Now faith is the assurance of things hoped for, the conviction of things not seen. (Hebrews 11:1)

We are talking about materiality here. Something enters – it is that infusion of zoe. Hope is not an outcome. Hope is a zone of miraculous quiet abundance. What needs to be there is there. You are free from external dependence on things to allow you to be well, because you are drawing directly on the stream.

Often hope captures us completely unawares. You are clueless why, when you ought to be panicking, you are not. It is one of the places where grace really does precede practice. You realize there is another layer of sustenance that somehow really is intimate with you. It is your egoic fussing that blocks your free and easy access to that channel.

When you gain access to the realm of hope then you are able to do the practice more fluidly.

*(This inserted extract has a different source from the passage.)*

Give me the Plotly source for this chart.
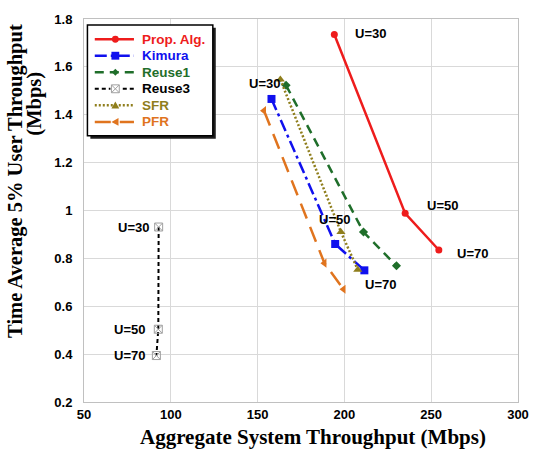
import plotly.graph_objects as go

# ---- data ----
users = ["U=30", "U=50", "U=70"]
series_names = ["Prop. Alg.", "Kimura", "Reuse1", "Reuse3", "SFR", "PFR"]
prop_x = [194.2, 235.0, 254.4]
prop_y = [1.735, 0.988, 0.835]
kim_x = [158.0, 194.7, 211.5]
kim_y = [1.466, 0.86, 0.75]
reuse1_x = [166.4, 211.0, 230.0]
reuse1_y = [1.523, 0.91, 0.769]
reuse3_x = [93.0, 92.8, 91.7]
reuse3_y = [0.931, 0.504, 0.394]
sfr_x = [163.1, 198.0, 207.7]
sfr_y = [1.547, 0.91, 0.753]
pfr_x = [153.7, 188.5, 199.5]
pfr_y = [1.417, 0.78, 0.671]

x_ticks = [50, 100, 150, 200, 250, 300]
y_ticks = [0.2, 0.4, 0.6, 0.8, 1.0, 1.2, 1.4, 1.6, 1.8]
y_tick_text = ["0.2", "0.4", "0.6", "0.8", "1", "1.2", "1.4", "1.6", "1.8"]

# ---- layout geometry ----
W, H = 541, 457
ML, MR, MT, MB = 84, 14, 13, 55
PW, PH = W - ML - MR, H - MT - MB


def px2paper(px, py):
    return (px - ML) / PW, (H - MB - py) / PH


RED = "#ee1c1c"
BLUE = "#1010ee"
GREEN = "#1f6e2a"
OLIVE = "#8f7e1c"
ORANGE = "#e0741e"
BLACK = "#000000"
GREY = "#a0a0a0"

styles = [
    dict(color=RED, width=2.5, dash="solid", symbol="circle", msize=7, mcolor=RED),
    dict(color=BLUE, width=2.5, dash="12px,4px,3px,4px", symbol="square", msize=8, mcolor=BLUE),
    dict(color=GREEN, width=2.5, dash="9px,6px", symbol="diamond", msize=7, mcolor=GREEN),
    dict(color=BLACK, width=2, dash="4px,3px", symbol="square-x-open", msize=8, mcolor=GREY),
    dict(color=OLIVE, width=2.5, dash="2px,2px", symbol="triangle-up", msize=8, mcolor=OLIVE),
    dict(color=ORANGE, width=2.5, dash="16px,9px", symbol="triangle-left", msize=8, mcolor=ORANGE),
]
xs = [prop_x, kim_x, reuse1_x, reuse3_x, sfr_x, pfr_x]
ys = [prop_y, kim_y, reuse1_y, reuse3_y, sfr_y, pfr_y]

fig = go.Figure()
for name, st, x, y in zip(series_names, styles, xs, ys):
    mk = dict(symbol=st["symbol"], size=st["msize"], color=st["mcolor"])
    if st["symbol"].endswith("open"):
        mk["line"] = dict(width=1, color=st["mcolor"])
    fig.add_trace(go.Scatter(x=x, y=y, mode="lines+markers", name=name, showlegend=False,
                             line=dict(color=st["color"], width=st["width"], dash=st["dash"]),
                             marker=mk))

ann_font = dict(family="Liberation Sans, Arial", size=13, color="#000000")
annotations = []
# Prop. Alg. labels
prop_off = [(19, 1), (20, 8), (16, -3)]
for i, (dx, dy) in enumerate(prop_off):
    annotations.append(dict(x=prop_x[i], y=prop_y[i], text=f"<b>{users[i]}</b>", showarrow=False,
                            xanchor="left", yanchor="middle", xshift=dx, yshift=dy, font=ann_font))
# cluster labels
annotations.append(dict(x=sfr_x[0], y=sfr_y[0], text=f"<b>{users[0]}</b>", showarrow=False,
                        xanchor="right", yanchor="middle", xshift=2, yshift=-4, font=ann_font))
annotations.append(dict(x=kim_x[1], y=kim_y[1], text=f"<b>{users[1]}</b>", showarrow=False,
                        xanchor="center", yanchor="middle", xshift=-1, yshift=25, font=ann_font))
annotations.append(dict(x=kim_x[2], y=kim_y[2], text=f"<b>{users[2]}</b>", showarrow=False,
                        xanchor="left", yanchor="middle", xshift=-1, yshift=-14, font=ann_font))
# Reuse3 labels
r3_off = [(-8, 0), (-11, 0), (-9, 0)]
for i, (dx, dy) in enumerate(r3_off):
    annotations.append(dict(x=reuse3_x[i], y=reuse3_y[i], text=f"<b>{users[i]}</b>", showarrow=False,
                            xanchor="right", yanchor="middle", xshift=dx, yshift=dy, font=ann_font))

# axis titles
title_font = dict(family="Liberation Serif, Times New Roman", size=21, color="#000000")
tx, ty = px2paper(318, 438)
annotations.append(dict(x=tx, y=ty, xref="paper", yref="paper", text="<b>Aggregate System Throughput (Mbps)</b>",
                        showarrow=False, xanchor="center", yanchor="middle", font=title_font))
tx, ty = px2paper(14, 177)
annotations.append(dict(x=tx, y=ty, xref="paper", yref="paper", text="<b>Time Average 5% User Throughput</b>",
                        showarrow=False, xanchor="center", yanchor="middle", textangle=-90,
                        font=dict(title_font, size=20.5)))
tx, ty = px2paper(34, 99)
annotations.append(dict(x=tx, y=ty, xref="paper", yref="paper", text="<b>(Mbps)</b>",
                        showarrow=False, xanchor="center", yanchor="middle", textangle=-90,
                        font=dict(title_font, size=20.5)))

# ---- hand-drawn legend box (decoration in paper space) ----
shapes = []
def rect_px(x0, y0, x1, y1, **kw):
    a0, b0 = px2paper(x0, y1)
    a1, b1 = px2paper(x1, y0)
    return dict(type="rect", xref="paper", yref="paper", x0=a0, y0=b0, x1=a1, y1=b1, layer="above", **kw)

shapes.append(rect_px(90.5, 22, 218.5, 134.5, fillcolor="#1e1e1e", line=dict(width=0)))
shapes.append(rect_px(87.5, 19, 215.5, 131.5, fillcolor="white", line=dict(width=1.5, color="#000000")))

row0, row_step = 33.5, 16.8
line_x0, line_x1, mark_x, text_x = 95, 135, 116, 141


def path_px(pts):
    s = ""
    for k, (px, py) in enumerate(pts):
        a, b = px2paper(px, py)
        s += ("M" if k == 0 else "L") + f"{a:.5f},{b:.5f}"
    return s + "Z"


for i, (name, st) in enumerate(zip(series_names, styles)):
    yy = row0 + i * row_step
    a0, b0 = px2paper(line_x0, yy)
    a1, _ = px2paper(line_x1, yy)
    shapes.append(dict(type="line", xref="paper", yref="paper", x0=a0, y0=b0, x1=a1, y1=b0, layer="above",
                       line=dict(color=st["color"], width=st["width"], dash=st["dash"])))
    r = st["msize"] / 2
    sym = st["symbol"]
    if sym == "circle":
        shapes.append(rect_px(mark_x - r, yy - r, mark_x + r, yy + r, fillcolor=st["mcolor"],
                              line=dict(width=0)) | dict(type="circle"))
    elif sym == "square":
        shapes.append(rect_px(mark_x - r, yy - r, mark_x + r, yy + r, fillcolor=st["mcolor"], line=dict(width=0)))
    elif sym == "square-x-open":
        shapes.append(rect_px(mark_x - r - 1, yy - r - 1, mark_x + r + 1, yy + r + 1, fillcolor="white",
                              line=dict(width=0)))
        shapes.append(rect_px(mark_x - r, yy - r, mark_x + r, yy + r, fillcolor="white",
                              line=dict(width=1, color=st["mcolor"])))
        shapes.append(dict(type="path", xref="paper", yref="paper", layer="above",
                           path=path_px([(mark_x - r, yy - r), (mark_x + r, yy + r)]).rstrip("Z"),
                           line=dict(width=1, color=st["mcolor"])))
        shapes.append(dict(type="path", xref="paper", yref="paper", layer="above",
                           path=path_px([(mark_x - r, yy + r), (mark_x + r, yy - r)]).rstrip("Z"),
                           line=dict(width=1, color=st["mcolor"])))
    elif sym == "diamond":
        shapes.append(dict(type="path", xref="paper", yref="paper", layer="above",
                           path=path_px([(mark_x, yy - r), (mark_x + r, yy), (mark_x, yy + r), (mark_x - r, yy)]),
                           fillcolor=st["mcolor"], line=dict(width=0)))
    elif sym == "triangle-up":
        shapes.append(dict(type="path", xref="paper", yref="paper", layer="above",
                           path=path_px([(mark_x, yy - r), (mark_x + r, yy + r * 0.8), (mark_x - r, yy + r * 0.8)]),
                           fillcolor=st["mcolor"], line=dict(width=0)))
    elif sym == "triangle-left":
        shapes.append(dict(type="path", xref="paper", yref="paper", layer="above",
                           path=path_px([(mark_x - r, yy), (mark_x + r * 0.8, yy - r), (mark_x + r * 0.8, yy + r)]),
                           fillcolor=st["mcolor"], line=dict(width=0)))
    ta, tb = px2paper(text_x, yy)
    annotations.append(dict(x=ta, y=tb, xref="paper", yref="paper", text=f"<b>{name}</b>", showarrow=False,
                            xanchor="left", yanchor="middle",
                            font=dict(family="Liberation Sans, Arial", size=13.5, color=st["color"])))

axis_common = dict(showgrid=True, gridcolor="#d9d9d9", gridwidth=1, showline=True, linecolor="#c0c0c0",
                   linewidth=1, mirror=True, zeroline=False, ticks="",
                   tickfont=dict(family="Liberation Sans, Arial", size=13, color="#000000", weight="bold"))
fig.update_layout(
    width=W, height=H,
    margin=dict(l=ML, r=MR, t=MT, b=MB, pad=0),
    paper_bgcolor="white", plot_bgcolor="white",
    xaxis=dict(range=[50, 300], tickvals=x_ticks, ticklabelstandoff=0, **axis_common),
    yaxis=dict(range=[0.2, 1.8], tickvals=y_ticks, ticktext=y_tick_text, ticklabelstandoff=8, **axis_common),
    showlegend=False,
    annotations=annotations,
    shapes=shapes,
)

fig.write_html("out.html")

Letting go, or consent, builds trust not as an intellectual proposition. When we get hold of trust only in our mind we hold it out as an option that exists but we don’t actually trust.

Visceral trust is close to hope. That experience is activated in the body.

As you let go over and over in Centering Prayer that repeated practice of letting go of objects of attention and attachment allows the movement in of willingness and trust and with it that sense of capacity to do so.

Only when trust moves beyond the threshold where it can be destroyed by betrayal is it really trust. As long as you are conferring on outside circumstances or people the capacity to betray you will always be captive to circumstance. This is not freedom.

Relaxing into the infinite allows you to say “Betrayal bring it on.”

The trust is actually there as your birthright. You don’t have to start from the top down.

Life screwed me up too badly. When I discovered I could build trust drop by drop by releasing and releasing I could get to that point where it just didn’t matter.

Human beings will do what they do. I had betrayed as many people as had betrayed me. Don’ t let that betrayal destroy the open vessel in which you know you are ok not matter what happens.